— START OF Recorded information —

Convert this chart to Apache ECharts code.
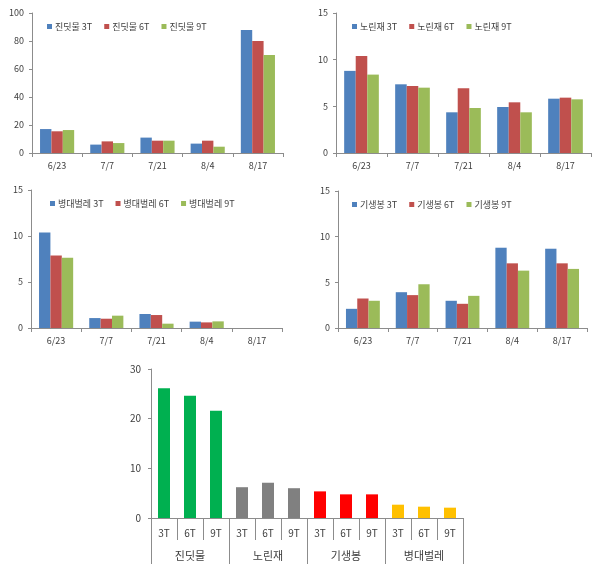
<!DOCTYPE html>
<html><head><meta charset="utf-8">
<script src="https://cdn.jsdelivr.net/npm/echarts@6/dist/echarts.min.js"></script>
<style>html,body{margin:0;padding:0;background:#fff}#c{width:601px;height:576px}</style>
</head><body><div id="c"></div>
<script>
const dates = ['6/23','7/7','7/21','8/4','8/17'];
const treatments = ['3T','6T','9T'];
// 진딧물
const aphid3T = [17.1, 6.0, 11.0, 6.7, 87.9];
const aphid6T = [15.5, 8.3, 8.8, 8.8, 80.0];
const aphid9T = [16.4, 7.1, 8.8, 4.5, 70.0];
// 노린재
const bug3T = [8.8, 7.36, 4.36, 4.93, 5.82];
const bug6T = [10.4, 7.18, 6.93, 5.43, 5.93];
const bug9T = [8.4, 7.0, 4.82, 4.36, 5.75];
// 병대벌레
const beetle3T = [10.37, 1.08, 1.52, 0.69, 0];
const beetle6T = [7.88, 1.01, 1.41, 0.61, 0];
const beetle9T = [7.63, 1.34, 0.47, 0.72, 0];
// 기생봉
const wasp3T = [2.1, 3.92, 2.98, 8.79, 8.68];
const wasp6T = [3.23, 3.6, 2.65, 7.08, 7.08];
const wasp9T = [2.98, 4.79, 3.52, 6.28, 6.47];
// summary
const groups = ['진딧물','노린재','기생봉','병대벌레'];
const summaryLabels = ['3T','6T','9T','3T','6T','9T','3T','6T','9T','3T','6T','9T'];
const summaryValues = [26.1, 24.6, 21.6, 6.2, 7.1, 6.0, 5.36, 4.76, 4.76, 2.68, 2.28, 2.08];

const FONT = '"Noto Sans CJK KR", "Noto Sans", sans-serif';
const C3 = ['#4F81BD','#C0504D','#9BBB59'];
const groupColors = ['#00B050','#808080','#FF0000','#FFC000'];
const axisColor = '#8c8c8c';
const textColor = '#404040';

const panels = [
  {name:'진딧물', data:[aphid3T,aphid6T,aphid9T], max:100, interval:20,
   grid:{left:32, top:13, width:251, height:140}, legend:{left:42, top:17}},
  {name:'노린재', data:[bug3T,bug6T,bug9T], max:15, interval:5,
   grid:{left:336, top:13, width:255, height:140}, legend:{left:347, top:17}},
  {name:'병대벌레', data:[beetle3T,beetle6T,beetle9T], max:15, interval:5,
   grid:{left:31, top:190, width:251, height:138}, legend:{left:45, top:194}},
  {name:'기생봉', data:[wasp3T,wasp6T,wasp9T], max:15, interval:5,
   grid:{left:338, top:191, width:249, height:137}, legend:{left:347, top:195}}
];

const grids=[], xAxes=[], yAxes=[], series=[], legends=[];
panels.forEach((p,i)=>{
  grids.push(Object.assign({containLabel:false}, p.grid));
  xAxes.push({type:'category', gridIndex:i, data:dates,
    axisLine:{lineStyle:{color:axisColor}},
    axisTick:{show:true, length:4, lineStyle:{color:axisColor}},
    axisLabel:{color:textColor, fontSize:9, fontFamily:FONT, margin:8}});
  yAxes.push({type:'value', gridIndex:i, min:0, max:p.max, interval:p.interval,
    splitLine:{show:false},
    axisLine:{show:true, lineStyle:{color:axisColor}},
    axisTick:{show:true, length:3, lineStyle:{color:axisColor}},
    axisLabel:{color:textColor, fontSize:9, fontFamily:FONT, margin:8}});
  const names = treatments.map(t=>p.name+' '+t);
  legends.push({left:p.legend.left, top:p.legend.top, data:names, itemWidth:5, itemHeight:5,
    itemGap:12, icon:'rect', textStyle:{fontSize:9, color:textColor, fontFamily:FONT, padding:[0,0,0,-2]}});
  p.data.forEach((arr,k)=>{
    series.push({type:'bar', name:names[k], xAxisIndex:i, yAxisIndex:i, data:arr,
      barGap:'0%', barCategoryGap:'32%', itemStyle:{color:C3[k]}, silent:true});
  });
});

// summary chart
grids.push({left:151, top:369, width:312, height:149});
xAxes.push({type:'category', gridIndex:4, data:summaryLabels,
  axisLine:{lineStyle:{color:axisColor}},
  axisTick:{show:true, length:22, interval:0, lineStyle:{color:axisColor}},
  axisLabel:{color:textColor, fontSize:10, fontFamily:FONT, margin:10, interval:0}});
xAxes.push({type:'category', gridIndex:4, data:groups, position:'bottom', offset:22,
  axisLine:{show:false},
  axisTick:{show:true, length:24, interval:0, lineStyle:{color:axisColor}},
  axisLabel:{color:textColor, fontSize:11, fontFamily:FONT, margin:10, interval:0}});
yAxes.push({type:'value', gridIndex:4, min:0, max:30, interval:10,
  splitLine:{show:false},
  axisLine:{show:true, lineStyle:{color:axisColor}},
  axisTick:{show:true, length:3, lineStyle:{color:axisColor}},
  axisLabel:{color:textColor, fontSize:10, fontFamily:FONT, margin:10}});
series.push({type:'bar', xAxisIndex:4, yAxisIndex:4, data:summaryValues, barWidth:12, silent:true,
  itemStyle:{color:(p)=>groupColors[Math.floor(p.dataIndex/3)]}});

const chart = echarts.init(document.getElementById('c'), null, {renderer:'canvas'});
chart.setOption({animation:false, backgroundColor:'#fff', grid:grids, xAxis:xAxes, yAxis:yAxes, legend:legends, series:series});
</script></body></html>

— END OF Recorded information —

#### [Exercise requirements]
Begin at the first line of the material and copy each line exactly through the one containing "const textColor = '#404040';". Omit pictures.

#### [Correct result]
Convert this chart to Apache ECharts code.
<!DOCTYPE html>
<html><head><meta charset="utf-8">
<script src="https://cdn.jsdelivr.net/npm/echarts@6/dist/echarts.min.js"></script>
<style>html,body{margin:0;padding:0;background:#fff}#c{width:601px;height:576px}</style>
</head><body><div id="c"></div>
<script>
const dates = ['6/23','7/7','7/21','8/4','8/17'];
const treatments = ['3T','6T','9T'];
// 진딧물
const aphid3T = [17.1, 6.0, 11.0, 6.7, 87.9];
const aphid6T = [15.5, 8.3, 8.8, 8.8, 80.0];
const aphid9T = [16.4, 7.1, 8.8, 4.5, 70.0];
// 노린재
const bug3T = [8.8, 7.36, 4.36, 4.93, 5.82];
const bug6T = [10.4, 7.18, 6.93, 5.43, 5.93];
const bug9T = [8.4, 7.0, 4.82, 4.36, 5.75];
// 병대벌레
const beetle3T = [10.37, 1.08, 1.52, 0.69, 0];
const beetle6T = [7.88, 1.01, 1.41, 0.61, 0];
const beetle9T = [7.63, 1.34, 0.47, 0.72, 0];
// 기생봉
const wasp3T = [2.1, 3.92, 2.98, 8.79, 8.68];
const wasp6T = [3.23, 3.6, 2.65, 7.08, 7.08];
const wasp9T = [2.98, 4.79, 3.52, 6.28, 6.47];
// summary
const groups = ['진딧물','노린재','기생봉','병대벌레'];
const summaryLabels = ['3T','6T','9T','3T','6T','9T','3T','6T','9T','3T','6T','9T'];
const summaryValues = [26.1, 24.6, 21.6, 6.2, 7.1, 6.0, 5.36, 4.76, 4.76, 2.68, 2.28, 2.08];

const FONT = '"Noto Sans CJK KR", "Noto Sans", sans-serif';
const C3 = ['#4F81BD','#C0504D','#9BBB59'];
const groupColors = ['#00B050','#808080','#FF0000','#FFC000'];
const axisColor = '#8c8c8c';
const textColor = '#404040';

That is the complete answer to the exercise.